For those looking for a color that won't bring the wildlife indoors, think weigela. "Weigela are known for both their showy red or pink blooms and for their foliage," shares Will. "Some varieties feature deep burgundy leaves, while others have variegated green foliage." This particular type of plant offers a unique color pattern, allowing for a different element to be added to your space. "Weigela are an excellent choice if you struggle with deer in your garden, as deer tend to leave weigela alone," she states.
These plants are particularly interesting and ideal for tighter areas. "They are a smaller spring-blooming shrub, growing 1 to 6 feet, depending on the variety," Will explains. "Weigela are also fast growers and will reach their mature size in just a few seasons." That makes them great for areas you want to quickly build up to create more of a dense, lush look.
With all these great ideas, how else can you enhance the color and look of your garden? Will recommends camellia. "Camellias are another evergreen spring-blooming shrub and are excellent companions to azaleas and rhododendrons due to their similar growing conditions." Consider planting them side-by-side to add more character to any space and include different varieties to create a stunning look.

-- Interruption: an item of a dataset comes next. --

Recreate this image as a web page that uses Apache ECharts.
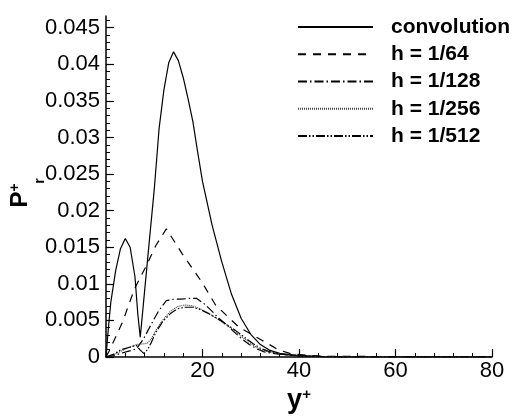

When it comes to appearance and color, camellias stand out. "Camellia flowers are early spring bloomers and can look like roses, peonies, or anemones," Will shares. "The blooms come in red, pink, or white, or a mix of the three colors. In the South, camellias can even be found blooming in the middle of winter." If you decide to plant them, take some time to check out a few varieties or mix them to create a more colorful and interesting space. With these spring gardening tips, it's more than possible to transform your garden or yard into something truly inspiring and worthwhile.